# DATA LINES:
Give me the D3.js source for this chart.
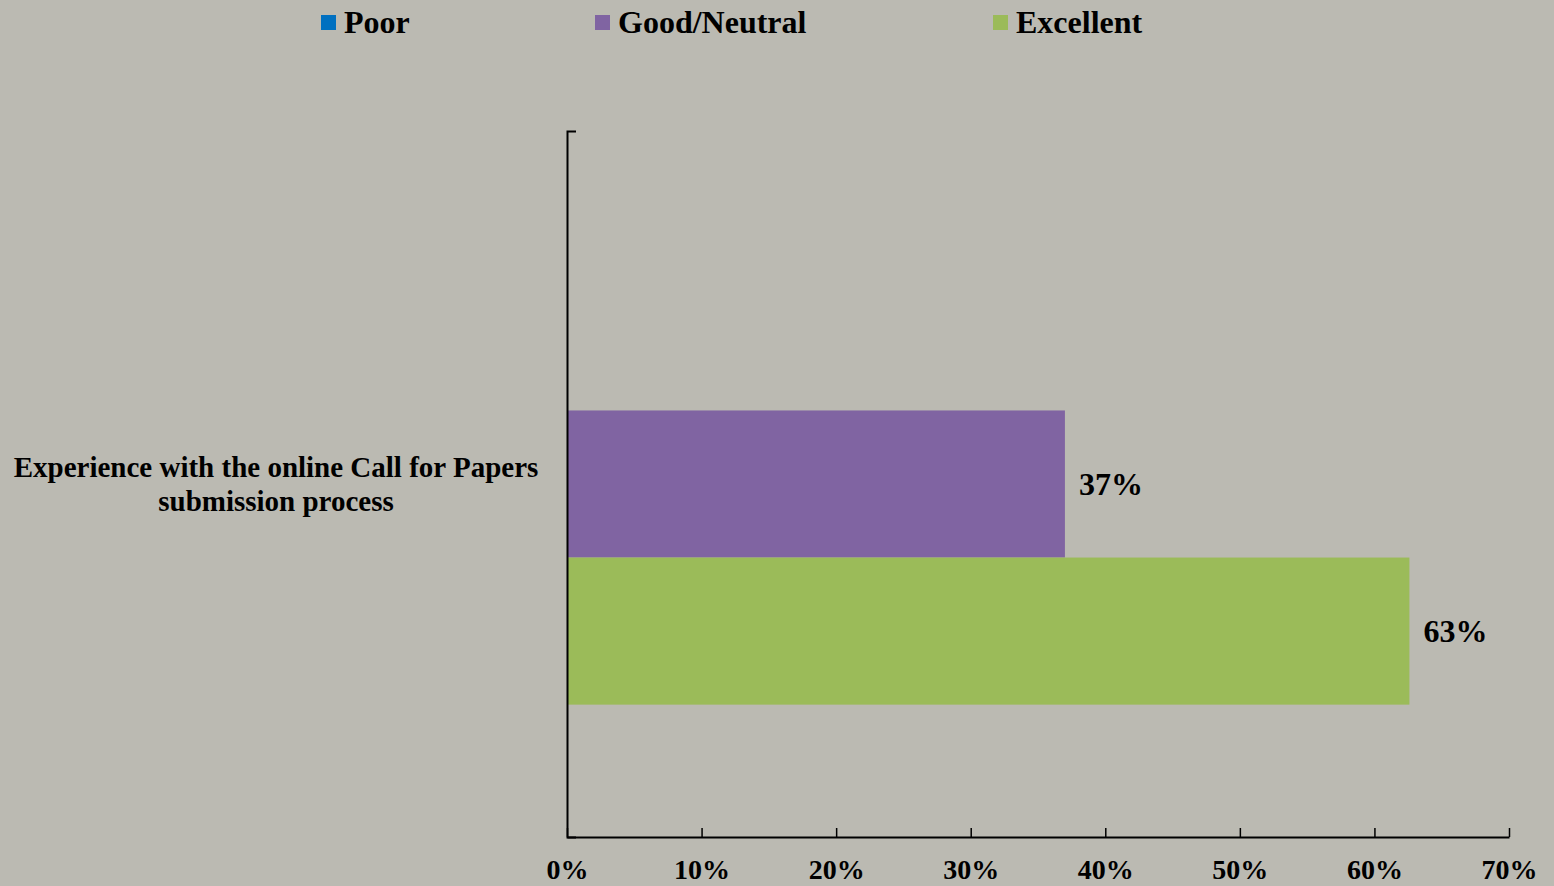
<!DOCTYPE html>
<html>
<head>
<meta charset="utf-8">
<script src="https://cdn.jsdelivr.net/npm/d3@7"></script>
<style>
  html, body { margin: 0; padding: 0; background: #bbbab2; }
  svg { display: block; font-family: "Liberation Serif", "Times New Roman", serif; font-weight: bold; }
</style>
</head>
<body>
<svg id="chart" width="1554" height="886"></svg>
<script>
const categories = ['Experience with the online Call for Papers submission process'];
const categoryLines = [['Experience with the online Call for Papers', 'submission process']];
const seriesNames = ['Poor', 'Good/Neutral', 'Excellent'];
const seriesColors = ['#0070c0', '#8064a2', '#9bbb59'];
const poorValues = [0];
const goodValues = [0.37];
const excellentValues = [0.626];
const xTicks = [0, 0.1, 0.2, 0.3, 0.4, 0.5, 0.6, 0.7];

const seriesValues = [poorValues, goodValues, excellentValues];

const m = { t: 131, r: 45, b: 49, l: 567 };
const W = 1554, H = 886;
const w = W - m.l - m.r, h = H - m.t - m.b;

const svg = d3.select('#chart');
const g = svg.append('g').attr('transform', `translate(${m.l},${m.t})`);

const x = d3.scaleLinear().domain([0, 0.7]).range([0, w]);
const y = d3.scaleBand().domain(categories).range([0, h]).paddingInner(0).paddingOuter(0);
const inner = d3.scaleBand().domain(seriesNames).range([0, y.bandwidth()]).paddingOuter(0.9).paddingInner(0);

// bars
categories.forEach((c, ci) => {
  const grp = g.append('g').attr('transform', `translate(0,${y(c)})`);
  seriesNames.forEach((s, si) => {
    const v = seriesValues[si][ci];
    if (v > 0) {
      grp.append('rect')
          .attr('x', x(0))
          .attr('y', inner(s))
          .attr('width', x(v) - x(0))
          .attr('height', inner.bandwidth())
          .attr('fill', seriesColors[si]);
      grp.append('text')
          .attr('x', x(v) + 14)
          .attr('y', inner(s) + inner.bandwidth() / 2)
          .attr('dy', '0.35em')
          .style('font-size', '32px')
          .text(d3.format('.0%')(v));
    }
  });
});

// x axis
const xAxis = g.append('g')
    .attr('transform', `translate(0,${h})`)
    .call(d3.axisBottom(x).tickValues(xTicks).tickFormat(d3.format('.0%'))
      .tickSizeInner(-9).tickSizeOuter(0).tickPadding(22));
xAxis.select('.domain').attr('stroke', '#000').attr('stroke-width', 2);
xAxis.selectAll('.tick line').attr('stroke', '#000').attr('stroke-width', 1.5);
xAxis.selectAll('.tick text')
    .style('font-size', '28px')
    .style('font-family', '"Liberation Serif", serif')
    .style('font-weight', 'bold')
    .attr('fill', '#000');

// y axis
const yAxis = g.append('g')
    .call(d3.axisLeft(y).tickValues([]).tickSizeOuter(-9));
yAxis.select('.domain').attr('stroke', '#000').attr('stroke-width', 2).attr('fill', 'none');

// category labels
categories.forEach((c, ci) => {
  const t = svg.append('text')
      .attr('x', 276)
      .attr('y', m.t + y(c) + y.bandwidth() / 2 - 17)
      .attr('text-anchor', 'middle')
      .style('font-size', '29px');
  categoryLines[ci].forEach((line, li) => {
    t.append('tspan').attr('x', 276).attr('dy', li === 0 ? '0.35em' : 34).text(line);
  });
});

// legend
const legendX = [321, 595, 993];
const legend = svg.append('g');
seriesNames.forEach((s, i) => {
  legend.append('rect')
      .attr('x', legendX[i]).attr('y', 15)
      .attr('width', 15).attr('height', 15)
      .attr('fill', seriesColors[i]);
  legend.append('text')
      .attr('x', legendX[i] + 23).attr('y', 33)
      .style('font-size', '32px')
      .text(s);
});
</script>
</body>
</html>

# PROMPT:
Make an exact copy of the data above, pictures excluded.

# ANSWER:
Give me the D3.js source for this chart.
<!DOCTYPE html>
<html>
<head>
<meta charset="utf-8">
<script src="https://cdn.jsdelivr.net/npm/d3@7"></script>
<style>
  html, body { margin: 0; padding: 0; background: #bbbab2; }
  svg { display: block; font-family: "Liberation Serif", "Times New Roman", serif; font-weight: bold; }
</style>
</head>
<body>
<svg id="chart" width="1554" height="886"></svg>
<script>
const categories = ['Experience with the online Call for Papers submission process'];
const categoryLines = [['Experience with the online Call for Papers', 'submission process']];
const seriesNames = ['Poor', 'Good/Neutral', 'Excellent'];
const seriesColors = ['#0070c0', '#8064a2', '#9bbb59'];
const poorValues = [0];
const goodValues = [0.37];
const excellentValues = [0.626];
const xTicks = [0, 0.1, 0.2, 0.3, 0.4, 0.5, 0.6, 0.7];

const seriesValues = [poorValues, goodValues, excellentValues];

const m = { t: 131, r: 45, b: 49, l: 567 };
const W = 1554, H = 886;
const w = W - m.l - m.r, h = H - m.t - m.b;

const svg = d3.select('#chart');
const g = svg.append('g').attr('transform', `translate(${m.l},${m.t})`);

const x = d3.scaleLinear().domain([0, 0.7]).range([0, w]);
const y = d3.scaleBand().domain(categories).range([0, h]).paddingInner(0).paddingOuter(0);
const inner = d3.scaleBand().domain(seriesNames).range([0, y.bandwidth()]).paddingOuter(0.9).paddingInner(0);

// bars
categories.forEach((c, ci) => {
  const grp = g.append('g').attr('transform', `translate(0,${y(c)})`);
  seriesNames.forEach((s, si) => {
    const v = seriesValues[si][ci];
    if (v > 0) {
      grp.append('rect')
          .attr('x', x(0))
          .attr('y', inner(s))
          .attr('width', x(v) - x(0))
          .attr('height', inner.bandwidth())
          .attr('fill', seriesColors[si]);
      grp.append('text')
          .attr('x', x(v) + 14)
          .attr('y', inner(s) + inner.bandwidth() / 2)
          .attr('dy', '0.35em')
          .style('font-size', '32px')
          .text(d3.format('.0%')(v));
    }
  });
});

// x axis
const xAxis = g.append('g')
    .attr('transform', `translate(0,${h})`)
    .call(d3.axisBottom(x).tickValues(xTicks).tickFormat(d3.format('.0%'))
      .tickSizeInner(-9).tickSizeOuter(0).tickPadding(22));
xAxis.select('.domain').attr('stroke', '#000').attr('stroke-width', 2);
xAxis.selectAll('.tick line').attr('stroke', '#000').attr('stroke-width', 1.5);
xAxis.selectAll('.tick text')
    .style('font-size', '28px')
    .style('font-family', '"Liberation Serif", serif')
    .style('font-weight', 'bold')
    .attr('fill', '#000');

// y axis
const yAxis = g.append('g')
    .call(d3.axisLeft(y).tickValues([]).tickSizeOuter(-9));
yAxis.select('.domain').attr('stroke', '#000').attr('stroke-width', 2).attr('fill', 'none');

// category labels
categories.forEach((c, ci) => {
  const t = svg.append('text')
      .attr('x', 276)
      .attr('y', m.t + y(c) + y.bandwidth() / 2 - 17)
      .attr('text-anchor', 'middle')
      .style('font-size', '29px');
  categoryLines[ci].forEach((line, li) => {
    t.append('tspan').attr('x', 276).attr('dy', li === 0 ? '0.35em' : 34).text(line);
  });
});

// legend
const legendX = [321, 595, 993];
const legend = svg.append('g');
seriesNames.forEach((s, i) => {
  legend.append('rect')
      .attr('x', legendX[i]).attr('y', 15)
      .attr('width', 15).attr('height', 15)
      .attr('fill', seriesColors[i]);
  legend.append('text')
      .attr('x', legendX[i] + 23).attr('y', 33)
      .style('font-size', '32px')
      .text(s);
});
</script>
</body>
</html>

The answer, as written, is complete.